6.6    Alles afwegend is het hof van oordeel dat niet kan worden volstaan met een voorwaardelijke schorsing, zoals de raad heeft opgelegd. Het hof acht het passend en geboden om in de genoemde vijf zaken tezamen aan verweerder de maatregel op te leggen van een onvoorwaardelijke schorsing in de uitoefening van de praktijk voor de duur van vier weken met ingang van 15 juli 2019. Omdat het hof een andere maatregel oplegt dan de raad zal de beslissing van de raad in zoverre worden vernietigd.

 

7    PROCESKOSTEN

7.1    Omdat het hof een maatregel oplegt, zal het hof verweerder op grond van artikel 48ac, eerste lid, Advocatenwet veroordelen in de proceskosten in hoger beroep van de Nederlandse Orde van Advocaten. Zoals hiervoor al is aangegeven, ziet het hof aanleiding om deze kosten in de zaken met de nummers 180180, 180181, 180182, 180184 en 180186 tezamen te bepalen op een totaalbedrag van eenmaal € 1.000,-.

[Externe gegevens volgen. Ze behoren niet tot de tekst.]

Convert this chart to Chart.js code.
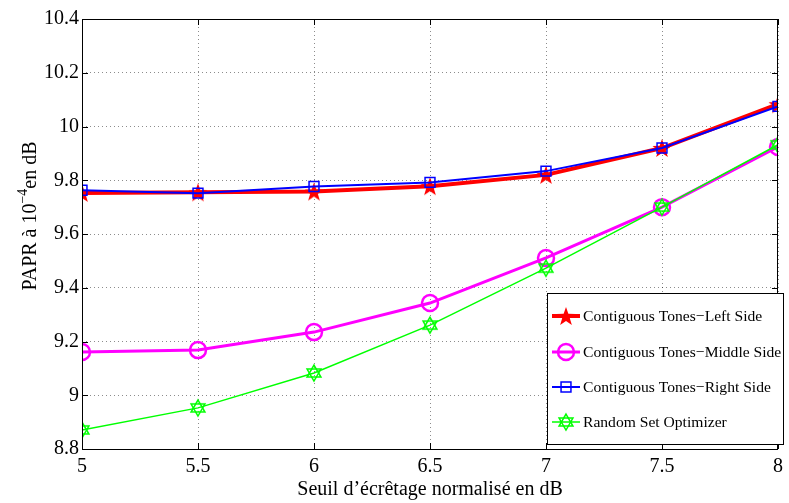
<!DOCTYPE html>
<html>
<head>
<meta charset="utf-8">
<script src="https://cdn.jsdelivr.net/npm/chart.js@4/dist/chart.umd.min.js"></script>
<style>
  html, body { margin: 0; padding: 0; background: #fff; }
  #wrap { width: 789px; height: 503px; }
</style>
</head>
<body>
<div id="wrap"><canvas id="chart"></canvas></div>
<script>
// Data
const thresholds = [5, 5.5, 6, 6.5, 7, 7.5, 8];
const leftSide = [9.753, 9.755, 9.758, 9.778, 9.82, 9.92, 10.083];
const middleSide = [9.161, 9.168, 9.235, 9.343, 9.511, 9.70, 9.924];
const rightSide = [9.763, 9.752, 9.777, 9.792, 9.834, 9.92, 10.075];
const randomSet = [8.871, 8.953, 9.083, 9.261, 9.473, 9.70, 9.932];
const seriesLabels = [
  "Contiguous Tones\u2212Left Side",
  "Contiguous Tones\u2212Middle Side",
  "Contiguous Tones\u2212Right Side",
  "Random Set Optimizer",
];
const yTicks = [8.8, 9, 9.2, 9.4, 9.6, 9.8, 10, 10.2, 10.4];
const xLabel = "Seuil d\u2019\u00e9cr\u00eatage normalis\u00e9 en dB";

const serif = "'Liberation Serif', 'DejaVu Serif', serif";

// Marker images
function makeMarker(size, draw) {
  const c = document.createElement("canvas");
  c.width = size;
  c.height = size;
  draw(c.getContext("2d"), size / 2);
  return c;
}

const starMarker = makeMarker(22, (g, m) => {
  g.beginPath();
  for (let i = 0; i < 10; i++) {
    const r = i % 2 === 0 ? 10 : 4;
    const a = -Math.PI / 2 + (i * Math.PI) / 5;
    const px = m + r * Math.cos(a);
    const py = m + 1 + r * Math.sin(a);
    if (i === 0) g.moveTo(px, py);
    else g.lineTo(px, py);
  }
  g.closePath();
  g.fillStyle = "#ff0000";
  g.fill();
});

const hexMarker = makeMarker(20, (g, m) => {
  g.strokeStyle = "#00ff00";
  g.lineWidth = 1.5;
  [-Math.PI / 2, Math.PI / 2].forEach((start) => {
    g.beginPath();
    for (let i = 0; i < 3; i++) {
      const a = start + (i * 2 * Math.PI) / 3;
      const px = m + 8 * Math.cos(a);
      const py = m + 8 * Math.sin(a);
      if (i === 0) g.moveTo(px, py);
      else g.lineTo(px, py);
    }
    g.closePath();
    g.stroke();
  });
});

function toPoints(values) {
  return thresholds.map((x, i) => ({ x: x, y: values[i] }));
}

const datasets = [
  {
    label: seriesLabels[0],
    data: toPoints(leftSide),
    borderColor: "#ff0000",
    borderWidth: 4,
    pointStyle: starMarker,
    order: 4,
    legendMarker: starMarker,
  },
  {
    label: seriesLabels[1],
    data: toPoints(middleSide),
    borderColor: "#ff00ff",
    borderWidth: 3,
    pointStyle: "circle",
    pointRadius: 8,
    pointBorderWidth: 2.5,
    pointBackgroundColor: "rgba(0,0,0,0)",
    order: 3,
  },
  {
    label: seriesLabels[2],
    data: toPoints(rightSide),
    borderColor: "#0000ff",
    borderWidth: 2,
    pointStyle: "rect",
    pointRadius: 7,
    pointBorderWidth: 1.5,
    pointBackgroundColor: "rgba(0,0,0,0)",
    order: 2,
  },
  {
    label: seriesLabels[3],
    data: toPoints(randomSet),
    borderColor: "#00ff00",
    borderWidth: 1.5,
    pointStyle: hexMarker,
    order: 1,
    legendMarker: hexMarker,
  },
];

// Frame, inward ticks, axis titles and the boxed legend
const matlabDecor = {
  id: "matlabDecor",
  afterDraw(chart) {
    const ctx = chart.ctx;
    const a = chart.chartArea;
    const xs = chart.scales.x;
    const ys = chart.scales.y;
    ctx.save();

    // frame
    ctx.strokeStyle = "#000";
    ctx.lineWidth = 1;
    ctx.strokeRect(a.left + 0.5, a.top + 0.5, a.right - a.left - 1, a.bottom - a.top);

    // inward ticks
    ctx.beginPath();
    thresholds.forEach((v) => {
      const px = Math.round(xs.getPixelForValue(v)) + 0.5;
      ctx.moveTo(px, a.bottom);
      ctx.lineTo(px, a.bottom - 6);
      ctx.moveTo(px, a.top);
      ctx.lineTo(px, a.top + 6);
    });
    yTicks.forEach((v) => {
      const py = Math.round(ys.getPixelForValue(v)) + 0.5;
      ctx.moveTo(a.left, py);
      ctx.lineTo(a.left + 6, py);
      ctx.moveTo(a.right, py);
      ctx.lineTo(a.right - 6, py);
    });
    ctx.stroke();

    // x title
    ctx.fillStyle = "#000";
    ctx.font = "20px " + serif;
    ctx.textAlign = "center";
    ctx.textBaseline = "alphabetic";
    ctx.fillText(xLabel, (a.left + a.right) / 2, 495);

    // y title with superscript
    ctx.save();
    ctx.translate(36, 216);
    ctx.rotate(-Math.PI / 2);
    const p1 = "PAPR \u00e0 10";
    const sup = "\u22124";
    const p2 = "en dB";
    ctx.font = "20px " + serif;
    const w1 = ctx.measureText(p1).width;
    const w3 = ctx.measureText(p2).width;
    ctx.font = "14px " + serif;
    const w2 = ctx.measureText(sup).width;
    let x0 = -(w1 + w2 + w3) / 2;
    ctx.textAlign = "left";
    ctx.font = "20px " + serif;
    ctx.fillText(p1, x0, 0);
    ctx.font = "14px " + serif;
    ctx.fillText(sup, x0 + w1, -9);
    ctx.font = "20px " + serif;
    ctx.fillText(p2, x0 + w1 + w2, 0);
    ctx.restore();

    // legend
    const box = { left: 547, top: 293, right: 783, bottom: 444 };
    ctx.fillStyle = "#fff";
    ctx.fillRect(box.left, box.top, box.right - box.left, box.bottom - box.top);
    ctx.strokeStyle = "#000";
    ctx.lineWidth = 1;
    ctx.strokeRect(box.left + 0.5, box.top + 0.5, box.right - box.left, box.bottom - box.top);
    const rows = [316, 352, 387, 422];
    chart.data.datasets.forEach((ds, i) => {
      const y = rows[i];
      ctx.strokeStyle = ds.borderColor;
      ctx.lineWidth = ds.borderWidth;
      ctx.beginPath();
      ctx.moveTo(552, y);
      ctx.lineTo(580, y);
      ctx.stroke();
      if (ds.legendMarker) {
        const m = ds.legendMarker;
        ctx.drawImage(m, 566 - m.width / 2, y - m.height / 2);
      } else {
        ctx.fillStyle = "rgba(0,0,0,0)";
        ctx.strokeStyle = ds.borderColor;
        ctx.lineWidth = ds.pointBorderWidth;
        Chart.helpers.drawPoint(ctx, {
          pointStyle: ds.pointStyle,
          radius: ds.pointRadius,
          borderWidth: ds.pointBorderWidth,
        }, 566, y);
      }
      ctx.fillStyle = "#000";
      ctx.font = "15.6px " + serif;
      ctx.textAlign = "left";
      ctx.textBaseline = "middle";
      ctx.fillText(ds.label, 583, y + 1);
    });

    ctx.restore();
  },
};

new Chart(document.getElementById("chart"), {
  type: "line",
  data: { datasets: datasets },
  options: {
    responsive: true,
    maintainAspectRatio: false,
    animation: false,
    layout: { padding: { top: 19, right: 3, left: 0, bottom: 0 } },
    plugins: {
      legend: { display: false },
      tooltip: { enabled: false },
    },
    elements: { line: { tension: 0 } },
    scales: {
      x: {
        type: "linear",
        min: 5,
        max: 8,
        afterFit: (scale) => { scale.height = 54; },
        afterBuildTicks: (scale) => { scale.ticks = thresholds.map((v) => ({ value: v })); },
        grid: { color: "rgba(0,0,0,0.45)", drawTicks: false },
        border: { display: false, dash: [1, 3] },
        ticks: {
          color: "#000",
          padding: 6,
          maxRotation: 0,
          autoSkip: false,
          font: { family: serif, size: 20 },
          callback: (v) => String(v),
        },
      },
      y: {
        min: 8.8,
        max: 10.4,
        afterFit: (scale) => { scale.width = 82; },
        afterBuildTicks: (scale) => { scale.ticks = yTicks.map((v) => ({ value: v })); },
        grid: { color: "rgba(0,0,0,0.45)", drawTicks: false },
        border: { display: false, dash: [1, 3] },
        ticks: {
          color: "#000",
          padding: 3,
          autoSkip: false,
          font: { family: serif, size: 20 },
          callback: (v) => String(Number(v.toFixed(1))),
        },
      },
    },
  },
  plugins: [matlabDecor],
});
</script>
</body>
</html>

7.2    Verweerder moet op grond van artikel 48ac, vierde lid, en artikel 48aa, tweede tot en met vierde lid, Advocatenwet het bedrag van € 1.000,- binnen vier weken na deze uitspraak overmaken naar rekeningnummer IBAN:NL85 INGB 0000 079000, BIC:INGBNL2A, ten name van de Nederlandse Orde van Advocaten, Den Haag, onder vermelding van “kostenveroordeling hof van discipline” en de  zaaknummers 180180, 180181, 180182, 180184 en 180186.

BESLISSING

Het Hof van Discipline:

- vernietigt de beslissing van de Raad van Discipline in het ressort Arnhem – Leeuwarden van 11 juni 2018 in de zaak 17-683 voor zover daarbij aan verweerder de maatregel is opgelegd van een voorwaardelijke schorsing in de uitoefening van de praktijk voor de duur van drie maanden met een proeftijd van twee jaar, een en ander zoals in onderdeel 6 van die beslissing is overwogen;

- legt aan verweerder op de maatregel van schorsing in de uitoefening van de praktijk voor de duur van vier weken voor de zaken 180180, 180181, 180182, 180184 en 180186 tezamen;

- bepaalt dat deze maatregel ingaat op 15 juli 2019 en bepaalt dat de schorsing niet loopt gedurende de tijd dat verweerder uit anderen hoofde is geschorst of niet als advocaat is ingeschreven;

- bekrachtigt de beslissing van de raad voor het overige;

- veroordeelt verweerder tot betaling aan de Nederlandse Orde van Advocaten van de proceskosten in hoger beroep van € 1.000,- voor de vijf zaken met de nummers 180180, 180181, 180182, 180184 en 180186 tezamen, op de manier en binnen de termijn zoals hiervoor is bepaald.

Deze beslissing is gegeven door mr. D.V.E.M. van der Wiel-Rammeloo, voorzitter, mrs. A.D.R.M. Boumans, G.J.L.F. Schakenraad, A.J. Louter en E.L. Pasma, leden, in tegenwoordigheid van mr. E.J. van Vliet, griffier, en in het openbaar uitgesproken op 3 juni 2019.

griffier    voorzitter    

De beslissing is verzonden op 3 juni 2019.